Reconstructed Khovanshchina at the 2019 Budapest Spring Festival

HungaryHungary Budapest Spring Festival – Mussorgsky, Khovanshchina (concert performance): Hungarian Radio Choir and Children’s Choir, Honvéd Male Choir, Hungarian Radio Symphony Orchestra / János Kovács (conductor), Béla Bartók National Concert Hall, MÜPA, Budapest, 5.4.2019. (AK)

Cast:

Prince Ivan Khovansky – Evgeny Stavinsky
Andrey Khovansky – Misha Didyk
Prince Vasily Golitsin – Mikhail Gubsky
Fyodor Shaklovity – Rassul Zharmagambetov
Dosifey – Alexander Markeev
Marfa – Elena Maximova
Emma – Anna Shapovalova
Scrivener – Norbert Ernst
Susanna – Éva Bátori
Kuzka – Zoltán Megyesi
First strelets – Sándor Egri
Varsonofyev – László Szvétek
Messenger – János Alagi
Streshnev – Róbert Rezsnyák

This year’s Budapest Spring Festival (5th – 22nd April 2019) opened with a concert performance of Khovanshchina, reconstructed by János Bojti. The key word is reconstruction as Bojti went back to original sources and after many years of painstaking diligence he produced a version, which was faithful to Mussorgsky’s intentions. Bojti finished the reconstruction in the year 2000, but it was only now that the version finally had its premiere.

Mussorgsky died in 1881 at the age of 42 while still working on Khovanshchina. The second and fifth acts were not completed and only a few of the scenes were orchestrated. Based on the autograph piano score, in 1883 Rimsky-Korsakov published his own version with orchestration completed but differing from Mussorgsky’s orchestration and with revisions both to score and dramaturgy. This version was premiered in 1886.
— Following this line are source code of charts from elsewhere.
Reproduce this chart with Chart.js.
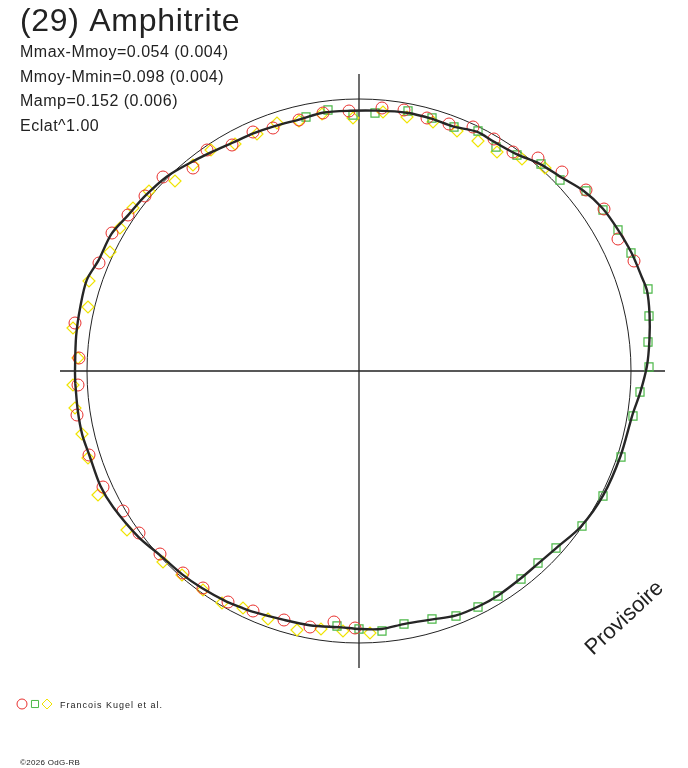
<!DOCTYPE html>
<html>
<head>
<meta charset="utf-8">
<title>(29) Amphitrite</title>
<script src="https://cdn.jsdelivr.net/npm/chart.js@4.4.1/dist/chart.umd.min.js"></script>
<style>
  html, body { margin: 0; padding: 0; background: #fff; }
  canvas { display: block; }
</style>
</head>
<body>
<canvas id="myChart" width="688" height="768"></canvas>
<script>
// polar lightcurve: phase angle (deg, ccw from +x) and radius, same units as the reference circle
const refRadius = 272;
const curveAngles = [-177.5, -172, -167, -162.7, -156, -151, -143, -137, -131, -126, -120, -116, -113.7,
    -107, -101, -94, -90, -85, -80, -73.5, -68.5, -63, -58, -52, -47, -42, -35, -27, -18, -9, -4.4,
    1, 6, 11, 15.6, 18.4, 23.5, 28.7, 33.7, 38.7, 43.8, 48.8, 54, 59.6, 63.8, 69, 74, 79.5, 86, 92,
    98, 103, 109, 114, 119, 124, 129, 134.7, 140.7, 145.9, 151, 157, 161.5, 167, 173, 180];
const curveRadii = [284, 284, 284, 282.5, 283, 281, 276, 271, 269.5, 268, 266, 264, 263,
    260, 259, 257, 258, 259, 257, 259, 263, 264, 264, 263, 263, 265, 271, 274, 275, 277, 282,
    288, 292, 296, 299, 298, 297, 295, 293, 288, 280, 275, 268, 266, 266.7, 262, 262.5, 262.7, 261, 260.4,
    260.8, 258.5, 259, 260, 261, 264, 268, 273.4, 276.4, 278.5, 283, 283, 287, 286, 285, 284];

// observations (x, y) in the same units, origin at the plot centre
const redCircles = [
    [-106, 239], [-86, 243], [-60, 251], [-36, 258], [-10, 260], [23, 263], [45, 261], [68, 253],
    [90, 247], [114, 244], [135, 232], [154, 219], [179, 213], [203, 199], [227, 181], [245, 162],
    [259, 132], [275, 110],
    [-156, -217], [-131, -231], [-106, -240], [-75, -249], [-49, -256], [-25, -251], [-4, -257],
    [-281, -14], [-282, -44], [-270, -84], [-256, -116], [-236, -140], [-220, -162], [-199, -183],
    [-176, -202], [-284, 48], [-280, 13], [-260, 108], [-247, 138], [-231, 156], [-214, 175],
    [-196, 194], [-166, 203], [-152, 221], [-127, 226]
];
const greenSquares = [
    [-53, 254], [-31, 261], [-6, 256], [16, 258], [49, 260], [73, 253], [95, 244], [119, 240],
    [137, 224], [158, 216], [182, 207], [201, 191], [227, 180], [244, 161], [259, 141], [272, 118],
    [289, 82], [290, 55], [289, 29], [290, 4], [281, -21], [274, -45], [262, -86], [244, -125],
    [223, -155], [197, -177], [179, -192], [162, -208], [139, -225], [119, -236], [97, -245],
    [73, -248], [45, -253], [23, -260], [0, -258], [-22, -255]
];
const yellowDiamonds = [
    [-102, 237], [-82, 248], [-60, 250], [-37, 257], [-6, 253], [24, 259], [48, 254], [74, 249],
    [98, 240], [119, 230], [138, 219], [163, 212], [186, 203],
    [-137, -232], [-116, -237], [-91, -248], [-62, -259], [-38, -258], [-16, -260], [11, -262],
    [-156, -219], [-286, -14], [-284, -37], [-277, -63], [-271, -87], [-261, -124], [-232, -159],
    [-196, -191], [-177, -204],
    [-286, 43], [-281, 13], [-271, 64], [-270, 90], [-249, 119], [-239, 143], [-226, 163],
    [-210, 180], [-184, 190], [-166, 206], [-148, 221], [-124, 227]
];

const titleText = '(29) Amphitrite';
const statLines = ['Mmax-Mmoy=0.054 (0.004)', 'Mmoy-Mmin=0.098 (0.004)', 'Mamp=0.152 (0.006)', 'Eclat^1.00'];
const observerText = 'Francois Kugel et al.';
const creditText = '\u00a92026 OdG-RB';

const RED = '#e8302e', GREEN = '#4cb848', YELLOW = '#f0e400', INK = '#222';
const FONT = '"Liberation Sans", Arial, sans-serif';

const curvePts = curveAngles.map((a, i) => ({
    x: curveRadii[i] * Math.cos(a * Math.PI / 180),
    y: curveRadii[i] * Math.sin(a * Math.PI / 180)
}));
curvePts.push(curvePts[0]);

const toPts = arr => arr.map(p => ({ x: p[0], y: p[1] }));

// axes cross + reference circle, drawn under the data
const framePlugin = {
    id: 'frame',
    beforeDatasetsDraw(chart) {
        const { ctx, scales: { x, y } } = chart;
        const cx = x.getPixelForValue(0), cy = y.getPixelForValue(0);
        ctx.save();
        ctx.strokeStyle = INK;
        ctx.lineWidth = 1.3;
        ctx.beginPath();
        ctx.moveTo(x.getPixelForValue(-299), cy);
        ctx.lineTo(x.getPixelForValue(306), cy);
        ctx.moveTo(cx, y.getPixelForValue(297));
        ctx.lineTo(cx, y.getPixelForValue(-297));
        ctx.stroke();
        ctx.lineWidth = 1;
        ctx.beginPath();
        ctx.arc(cx, cy, x.getPixelForValue(refRadius) - cx, 0, Math.PI * 2);
        ctx.stroke();
        ctx.restore();
    }
};

// titles, legend, stamp
const textPlugin = {
    id: 'texts',
    afterDraw(chart) {
        const ctx = chart.ctx;
        ctx.save();
        ctx.fillStyle = INK;
        ctx.textBaseline = 'alphabetic';
        ctx.font = '32px ' + FONT;
        ctx.letterSpacing = '0.7px';
        ctx.fillText(titleText, 20, 31);
        ctx.font = '16px ' + FONT;
        ctx.letterSpacing = '0.5px';
        statLines.forEach((s, i) => ctx.fillText(s, 20, 57 + i * 24.7));

        const lw = { pointStyle: 'circle', radius: 5, rotation: 0, borderWidth: 1 };
        ctx.lineWidth = 1;
        ctx.strokeStyle = RED; ctx.fillStyle = 'rgba(0,0,0,0)';
        Chart.helpers.drawPoint(ctx, lw, 22, 704);
        ctx.strokeStyle = GREEN;
        Chart.helpers.drawPoint(ctx, { ...lw, pointStyle: 'rect' }, 35, 704);
        ctx.strokeStyle = YELLOW;
        Chart.helpers.drawPoint(ctx, { ...lw, pointStyle: 'rectRot' }, 47, 704);

        ctx.fillStyle = INK;
        ctx.font = '9px ' + FONT;
        ctx.letterSpacing = '1px';
        ctx.fillText(observerText, 60, 708);
        ctx.font = '8px ' + FONT;
        ctx.letterSpacing = '0.3px';
        ctx.fillText(creditText, 20, 765);

        ctx.letterSpacing = '0px';
        ctx.font = '22px ' + FONT;
        ctx.translate(593, 656);
        ctx.rotate(-43 * Math.PI / 180);
        ctx.fillText('Provisoire', 0, 0);
        ctx.restore();
    }
};

const ctx = document.getElementById('myChart').getContext('2d');
const chart = new Chart(ctx, {
    type: 'scatter',
    data: {
        datasets: [{
            label: 'model',
            data: curvePts,
            showLine: true,
            pointRadius: 0,
            borderColor: '#262626',
            borderWidth: 2.4,
            tension: 0.3
        }, {
            label: 'red',
            data: toPts(redCircles),
            pointStyle: 'circle',
            pointRadius: 6,
            borderColor: RED,
            backgroundColor: 'rgba(0,0,0,0)',
            borderWidth: 1
        }, {
            label: 'green',
            data: toPts(greenSquares),
            pointStyle: 'rect',
            pointRadius: 5.7,
            borderColor: GREEN,
            backgroundColor: 'rgba(0,0,0,0)',
            borderWidth: 1.2
        }, {
            label: 'yellow',
            data: toPts(yellowDiamonds),
            pointStyle: 'rectRot',
            pointRadius: 6,
            borderColor: YELLOW,
            backgroundColor: 'rgba(0,0,0,0)',
            borderWidth: 1.2
        }]
    },
    options: {
        responsive: false,
        animation: false,
        devicePixelRatio: 1,
        layout: { padding: 0, autoPadding: false },
        plugins: { legend: { display: false }, tooltip: { enabled: false } },
        scales: {
            x: { type: 'linear', min: -359, max: 329, display: false },
            y: { type: 'linear', min: -397, max: 371, display: false }
        }
    },
    plugins: [framePlugin, textPlugin]
});
</script>
</body>
</html>
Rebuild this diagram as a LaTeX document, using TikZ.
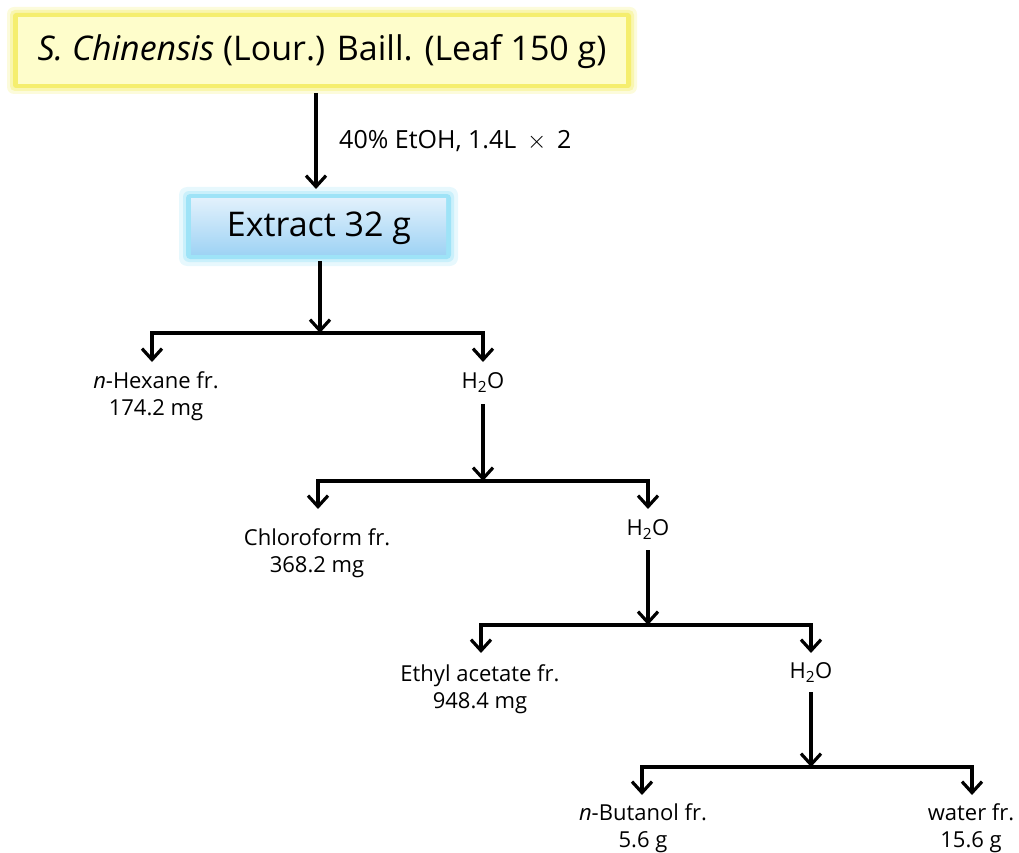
\documentclass[tikz,border=0pt]{standalone}
\usepackage{fontspec}
\setmainfont{Open Sans}
\usetikzlibrary{arrows.meta}
\definecolor{ylfill}{HTML}{FEFDCB}
\definecolor{ylglow}{HTML}{F5EE6E}
\definecolor{bltop}{HTML}{E2F1FC}
\definecolor{blbot}{HTML}{9FD3F4}
\definecolor{blglow}{HTML}{9EE3F7}
\tikzset{
  ln/.style={line width=3.2pt, line join=miter},
  tip/.style={Straight Barb[length=11pt,width=20pt,line width=3.2pt]},
  arr/.style={ln, -{Straight Barb[length=11pt,width=20pt,line width=3.2pt]}},
  arrb/.style={ln, {Straight Barb[length=11pt,width=20pt,line width=3.2pt]}-{Straight Barb[length=11pt,width=20pt,line width=3.2pt]}},
  lbl/.style={font=\fontsize{22}{27}\selectfont, align=center, inner sep=0pt},
  big/.style={font=\fontsize{34}{38}\selectfont, inner sep=0pt},
}
\begin{document}
\begin{tikzpicture}[x=1pt,y=-1pt]
\useasboundingbox (0,0) rectangle (1019,853);
% yellow box
\fill[ylglow!25, rounded corners=7pt] (7,7) rectangle (637,94);
\fill[ylglow!55, rounded corners=5pt] (10,10) rectangle (634,91);
\fill[ylglow, rounded corners=3pt] (13,13) rectangle (631,88);
\fill[ylfill] (18,17) rectangle (626,84);
\node[big] (src) at (322,52) {\textit{S. Chinensis} (Lour.) Baill. (Leaf 150 g)};
% blue box
\fill[blglow!25, rounded corners=8pt] (179,187) rectangle (458,266);
\fill[blglow!55, rounded corners=6pt] (183,191) rectangle (454,262);
\fill[blglow, rounded corners=4pt] (186,194) rectangle (451,259);
\shade[top color=bltop, bottom color=blbot] (191,198) rectangle (446,254);
\node[big] (ext) at (319,228) {Extract 32 g};
% arrow 1
\coordinate (s1) at (316,93);
\coordinate (e1) at (316,189);
\draw[arr] (s1) -- (e1);
\node[lbl, anchor=west, font=\fontsize{25}{30}\selectfont] (cond) at (339,141) {40\% EtOH, 1.4L\, $\times$\, 2};
% level 1
\coordinate (x0) at (320,261);
\coordinate (j1) at (320,333);
\coordinate (l1) at (152,362);
\coordinate (r1) at (483,362);
\draw[arr] (x0) -- (j1);
\draw[arrb] (l1) |- (j1) -| (r1);
\node[lbl] (hex) at (156,396) {\textit{n}-Hexane fr.\\174.2 mg};
\node[lbl] (w1) at (483,383) {H\textsubscript{2}O};
% level 2
\coordinate (x1) at (483,404);
\coordinate (j2) at (483,481);
\coordinate (l2) at (318,509);
\coordinate (r2) at (648,509);
\draw[arr] (x1) -- (j2);
\draw[arrb] (l2) |- (j2) -| (r2);
\node[lbl] (chl) at (317,553) {Chloroform fr.\\368.2 mg};
\node[lbl] (w2) at (648,530) {H\textsubscript{2}O};
% level 3
\coordinate (x2) at (648,550);
\coordinate (j3) at (648,625);
\coordinate (l3) at (481,653);
\coordinate (r3) at (811,653);
\draw[arr] (x2) -- (j3);
\draw[arrb] (l3) |- (j3) -| (r3);
\node[lbl] (eth) at (480,689) {Ethyl acetate fr.\\948.4 mg};
\node[lbl] (w3) at (811,673) {H\textsubscript{2}O};
% level 4
\coordinate (x3) at (811,692);
\coordinate (j4) at (811,767);
\coordinate (l4) at (642,795);
\coordinate (r4) at (972,795);
\draw[arr] (x3) -- (j4);
\draw[arrb] (l4) |- (j4) -| (r4);
\node[lbl] (but) at (643,828) {\textit{n}-Butanol fr.\\5.6 g};
\node[lbl] (wat) at (971,828) {water fr.\\15.6 g};
\end{tikzpicture}
\end{document}
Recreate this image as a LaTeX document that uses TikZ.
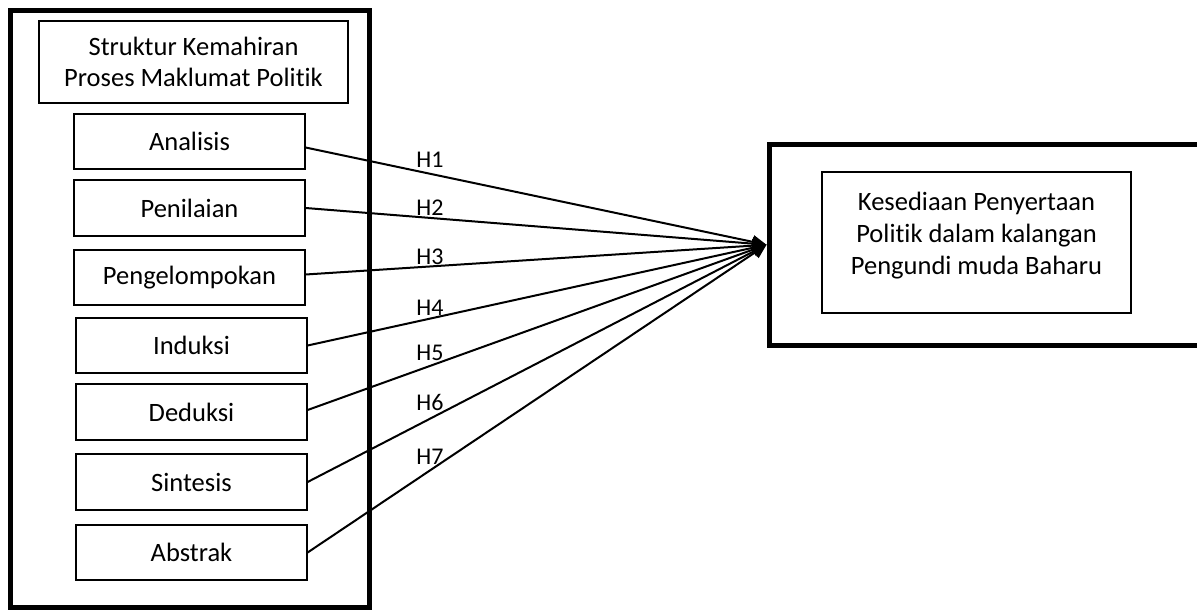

In 1958 Shostakovich issued his own version of the opera. He too used the autograph score but made alterations and additions to it and his orchestration evidently ignored the few scenes orchestrated by Mussorgsky.

Having heard several times both the Rimsky-Korsakov and the Shostakovich version, I found Bojti’s return to Mussorgsky’s original intentions as deeply moving as beautiful. Bojti most convincingly proved that Mussorgsky did not need improvement. Yes, the orchestration had to be done but the few scenes orchestrated by Mussorgsky (as well as some of his other compositions) gave the direction. Completing the unfinished second and fifth acts in Mussorgsky’s spirit demanded substantial detective work (by collecting all available sources and information) which Bojti successfully negotiated.

The venue for the performance was the concert hall of MÜPA, a magnificant cultural centre built next to the river Danube in 2005 and awarded the FIABCI Prix d’Excellence for its architecture in 2006. The acoustics of the concert hall are excellent but accommodating several large ensembles and several soloists in the hall is no mean task.

The performance was meant to be a concert performance but all solo singers did their dramatic best (with or without score in hand). Most of the solo singers were from the former Soviet countries, thus their Russian was impeccable. I hasten to add that, unusually for such a large cast, none of the solo singers let the side down. On the contrary. Some had more intimate knowledge of their allocated parts than the others (and were therefore able to sing from memory) but singing was of fine quality all way through. Elena Maximova (Marfa) must have performed her part many times and was fluent musically as well as dramatically. Apart from her beautiful concert dress (which an Old Believer would have been unlikely to wear) she was the ultimate Marfa.

It was not clear why the ladies of the choir at times sat on stage when they were not singing, yet the gentlemen made their entries and exits more often. The entry/exit of the children’s choir in Act I was evidently well-organized and delivered with great discipline. All chorus numbers – very important in this opera – were very well sung. The short number by the ladies in Act IV, Scene 1 (repeating the word ‘ladou’ several times) was beautiful beyond description and, for me, summarised the suffering and tragedy of the conflicts between old and new in the opera’s plot as well as in Russian history.

The orchestra, usually in the radio studio or on the concert stage, might have felt out of place lower than the stage and out of sight for most of the audience but they rose to the occasion. Their brass section had several opportunities to shine well above the stage and they delivered with gusto and without any cracked notes.

Conductor János Kovács is a hidden treasure. He is known in Hungary but how many people have heard of him outside Hungary? Marketing may not be his forte but disciplined and profound music making is the hallmark of János Kovács. Possibly new to Khovanshchina, he nevertheless presided over a deeply moving first performance of what might have been Mussorgsky’s intention for the completed opera.